Directive » Copy the data exactly; pictures stay out of the copy.

>> start

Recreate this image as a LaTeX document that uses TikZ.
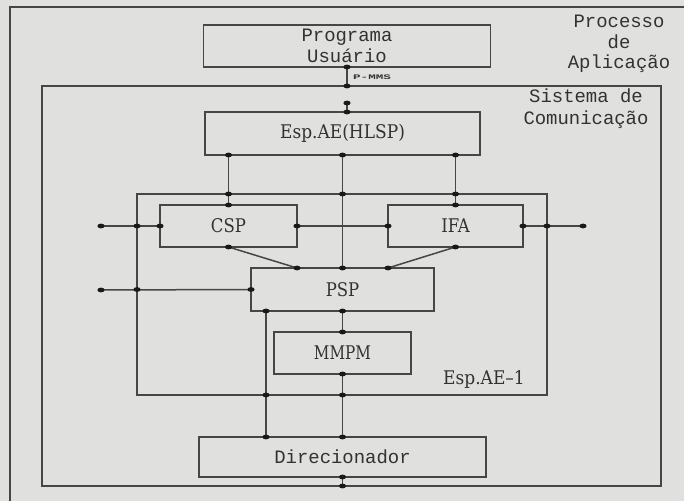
\documentclass[tikz,border=0pt]{standalone}
\usepackage{fontspec}
\usepackage{graphicx}
\usetikzlibrary{calc}
\newfontfamily\monof{Liberation Mono}
\newfontfamily\serf{DejaVu Serif}
\definecolor{bgc}{RGB}{224,224,222}
\definecolor{wirec}{RGB}{70,70,70}
\definecolor{dotc}{RGB}{25,25,25}
\definecolor{textc}{RGB}{50,50,50}
\newcommand\mydot[1]{\fill[dotc] (#1) ellipse [x radius=3.6bp, y radius=2.4bp];}
\tikzset{
  box/.style={draw=wirec, line width=1.4bp, inner sep=0pt, outer sep=0pt, rectangle},
  wire/.style={draw=wirec, line width=1.5bp},
  lbl/.style={text=textc, inner sep=0pt, font=\serf\fontsize{18}{20}\selectfont},
  mlbl/.style={text=textc, inner sep=0pt, align=center, font=\monof\fontsize{19}{20.5}\selectfont},
}
\begin{document}
\begin{tikzpicture}[x=1bp,y=-1bp]
\fill[bgc] (0,0) rectangle (684,501);
\useasboundingbox (0,0) rectangle (684,501);
% outer frame (Processo de Aplicacao)
\draw[wire] (684,7) -- (10,7) -- (10,501);
% boxes
\node[box, minimum width=619bp, minimum height=400bp] (sis) at (351.5,286) {};
\node[box, minimum width=410bp, minimum height=201bp] (ae1) at (342,294.5) {};
\node[box, minimum width=287bp, minimum height=42bp] (prog) at (347,46) {};
\node[box, minimum width=275bp, minimum height=43bp] (hlsp) at (342.5,133.5) {};
\node[box, minimum width=137bp, minimum height=42bp] (csp) at (228.5,226) {};
\node[box, minimum width=135bp, minimum height=42bp] (ifa) at (455.5,226) {};
\node[box, minimum width=183bp, minimum height=43bp] (psp) at (342.5,289.5) {};
\node[box, minimum width=137bp, minimum height=42bp] (mmpm) at (342.5,353) {};
\node[box, minimum width=287bp, minimum height=40bp] (dir) at (342.5,457) {};
% labels
\node[mlbl] (tprog) at (prog.center) {Programa\\Usuário};
\node[mlbl] (tproc) at (619,44) {Processo\\de\\Aplicação};
\node[mlbl, font=\monof\fontsize{19}{22}\selectfont] (tsis) at (586,109) {Sistema de\\Comunicação};
\node[lbl] (thlsp) at (hlsp.center) {\scalebox{0.95}[1.05]{Esp.AE(HLSP)}};
\node[lbl] (tcsp) at (csp.center) {\scalebox{0.92}[1.05]{CSP}};
\node[lbl] (tifa) at (ifa.center) {\scalebox{0.92}[1.05]{IFA}};
\node[lbl] (tpsp) at (psp.center) {\scalebox{0.92}[1.05]{PSP}};
\node[lbl] (tmmpm) at (mmpm.center) {\scalebox{0.85}[1.05]{MMPM}};
\node[lbl] (tae1) at (484,379) {\scalebox{0.95}[1.05]{Esp.AE–1}};
\node[mlbl] (tdir) at (dir.center) {Direcionador};
\node[text=textc, inner sep=0pt, anchor=west, font=\monof\bfseries\fontsize{7}{7}\selectfont] (tpmms) at (353,77) {\scalebox{1.8}[1]{P-MMS}};
% free ends
\coordinate (top2) at (347,103);
\coordinate (in1) at (101,226);
\coordinate (in2) at (101,290);
\coordinate (out1) at (583,226);
\coordinate (pspl) at ([xshift=15bp]psp.south west);
% connectors
\draw[wire] (prog.south) -- (prog.south |- sis.north);
\mydot{prog.south} \mydot{prog.south |- sis.north}
\draw[wire] (top2) -- (top2 |- hlsp.north);
\mydot{top2} \mydot{top2 |- hlsp.north}
\draw[wire] (csp.north |- hlsp.south) -- (csp.north);
\mydot{csp.north |- hlsp.south} \mydot{csp.north |- ae1.north} \mydot{csp.north}
\draw[wire] (ifa.north |- hlsp.south) -- (ifa.north);
\mydot{ifa.north |- hlsp.south} \mydot{ifa.north |- ae1.north} \mydot{ifa.north}
\draw[wire] (hlsp.south) -- (psp.north);
\mydot{hlsp.south} \mydot{psp.north |- ae1.north} \mydot{psp.north}
\draw[wire] (in1) -- (csp.west);
\mydot{in1} \mydot{csp.west -| ae1.west} \mydot{csp.west}
\draw[wire] (csp.east) -- (ifa.west);
\mydot{csp.east} \mydot{ifa.west}
\draw[wire] (ifa.east) -- (out1);
\mydot{ifa.east} \mydot{ifa.east -| ae1.east} \mydot{out1}
\draw[wire] (csp.south) -- (psp.north -| csp.east);
\mydot{csp.south} \mydot{psp.north -| csp.east}
\draw[wire] (ifa.south) -- (psp.north -| ifa.west);
\mydot{ifa.south} \mydot{psp.north -| ifa.west}
\draw[wire] (in2) -- (psp.west);
\mydot{in2} \mydot{psp.west -| ae1.west} \mydot{psp.west}
\draw[wire] (pspl) -- (pspl |- dir.north);
\mydot{pspl} \mydot{pspl |- ae1.south} \mydot{pspl |- dir.north}
\draw[wire] (psp.south) -- (mmpm.north);
\mydot{psp.south} \mydot{mmpm.north}
\draw[wire] (mmpm.south) -- (dir.north);
\mydot{mmpm.south} \mydot{mmpm.south |- ae1.south} \mydot{dir.north}
\draw[wire] (dir.south) -- (dir.south |- sis.south);
\mydot{dir.south} \mydot{dir.south |- sis.south}
\end{tikzpicture}
\end{document}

>> end

Final result »
Recreate this image as a LaTeX document that uses TikZ.
\documentclass[tikz,border=0pt]{standalone}
\usepackage{fontspec}
\usepackage{graphicx}
\usetikzlibrary{calc}
\newfontfamily\monof{Liberation Mono}
\newfontfamily\serf{DejaVu Serif}
\definecolor{bgc}{RGB}{224,224,222}
\definecolor{wirec}{RGB}{70,70,70}
\definecolor{dotc}{RGB}{25,25,25}
\definecolor{textc}{RGB}{50,50,50}
\newcommand\mydot[1]{\fill[dotc] (#1) ellipse [x radius=3.6bp, y radius=2.4bp];}
\tikzset{
  box/.style={draw=wirec, line width=1.4bp, inner sep=0pt, outer sep=0pt, rectangle},
  wire/.style={draw=wirec, line width=1.5bp},
  lbl/.style={text=textc, inner sep=0pt, font=\serf\fontsize{18}{20}\selectfont},
  mlbl/.style={text=textc, inner sep=0pt, align=center, font=\monof\fontsize{19}{20.5}\selectfont},
}
\begin{document}
\begin{tikzpicture}[x=1bp,y=-1bp]
\fill[bgc] (0,0) rectangle (684,501);
\useasboundingbox (0,0) rectangle (684,501);
% outer frame (Processo de Aplicacao)
\draw[wire] (684,7) -- (10,7) -- (10,501);
% boxes
\node[box, minimum width=619bp, minimum height=400bp] (sis) at (351.5,286) {};
\node[box, minimum width=410bp, minimum height=201bp] (ae1) at (342,294.5) {};
\node[box, minimum width=287bp, minimum height=42bp] (prog) at (347,46) {};
\node[box, minimum width=275bp, minimum height=43bp] (hlsp) at (342.5,133.5) {};
\node[box, minimum width=137bp, minimum height=42bp] (csp) at (228.5,226) {};
\node[box, minimum width=135bp, minimum height=42bp] (ifa) at (455.5,226) {};
\node[box, minimum width=183bp, minimum height=43bp] (psp) at (342.5,289.5) {};
\node[box, minimum width=137bp, minimum height=42bp] (mmpm) at (342.5,353) {};
\node[box, minimum width=287bp, minimum height=40bp] (dir) at (342.5,457) {};
% labels
\node[mlbl] (tprog) at (prog.center) {Programa\\Usuário};
\node[mlbl] (tproc) at (619,44) {Processo\\de\\Aplicação};
\node[mlbl, font=\monof\fontsize{19}{22}\selectfont] (tsis) at (586,109) {Sistema de\\Comunicação};
\node[lbl] (thlsp) at (hlsp.center) {\scalebox{0.95}[1.05]{Esp.AE(HLSP)}};
\node[lbl] (tcsp) at (csp.center) {\scalebox{0.92}[1.05]{CSP}};
\node[lbl] (tifa) at (ifa.center) {\scalebox{0.92}[1.05]{IFA}};
\node[lbl] (tpsp) at (psp.center) {\scalebox{0.92}[1.05]{PSP}};
\node[lbl] (tmmpm) at (mmpm.center) {\scalebox{0.85}[1.05]{MMPM}};
\node[lbl] (tae1) at (484,379) {\scalebox{0.95}[1.05]{Esp.AE–1}};
\node[mlbl] (tdir) at (dir.center) {Direcionador};
\node[text=textc, inner sep=0pt, anchor=west, font=\monof\bfseries\fontsize{7}{7}\selectfont] (tpmms) at (353,77) {\scalebox{1.8}[1]{P-MMS}};
% free ends
\coordinate (top2) at (347,103);
\coordinate (in1) at (101,226);
\coordinate (in2) at (101,290);
\coordinate (out1) at (583,226);
\coordinate (pspl) at ([xshift=15bp]psp.south west);
% connectors
\draw[wire] (prog.south) -- (prog.south |- sis.north);
\mydot{prog.south} \mydot{prog.south |- sis.north}
\draw[wire] (top2) -- (top2 |- hlsp.north);
\mydot{top2} \mydot{top2 |- hlsp.north}
\draw[wire] (csp.north |- hlsp.south) -- (csp.north);
\mydot{csp.north |- hlsp.south} \mydot{csp.north |- ae1.north} \mydot{csp.north}
\draw[wire] (ifa.north |- hlsp.south) -- (ifa.north);
\mydot{ifa.north |- hlsp.south} \mydot{ifa.north |- ae1.north} \mydot{ifa.north}
\draw[wire] (hlsp.south) -- (psp.north);
\mydot{hlsp.south} \mydot{psp.north |- ae1.north} \mydot{psp.north}
\draw[wire] (in1) -- (csp.west);
\mydot{in1} \mydot{csp.west -| ae1.west} \mydot{csp.west}
\draw[wire] (csp.east) -- (ifa.west);
\mydot{csp.east} \mydot{ifa.west}
\draw[wire] (ifa.east) -- (out1);
\mydot{ifa.east} \mydot{ifa.east -| ae1.east} \mydot{out1}
\draw[wire] (csp.south) -- (psp.north -| csp.east);
\mydot{csp.south} \mydot{psp.north -| csp.east}
\draw[wire] (ifa.south) -- (psp.north -| ifa.west);
\mydot{ifa.south} \mydot{psp.north -| ifa.west}
\draw[wire] (in2) -- (psp.west);
\mydot{in2} \mydot{psp.west -| ae1.west} \mydot{psp.west}
\draw[wire] (pspl) -- (pspl |- dir.north);
\mydot{pspl} \mydot{pspl |- ae1.south} \mydot{pspl |- dir.north}
\draw[wire] (psp.south) -- (mmpm.north);
\mydot{psp.south} \mydot{mmpm.north}
\draw[wire] (mmpm.south) -- (dir.north);
\mydot{mmpm.south} \mydot{mmpm.south |- ae1.south} \mydot{dir.north}
\draw[wire] (dir.south) -- (dir.south |- sis.south);
\mydot{dir.south} \mydot{dir.south |- sis.south}
\end{tikzpicture}
\end{document}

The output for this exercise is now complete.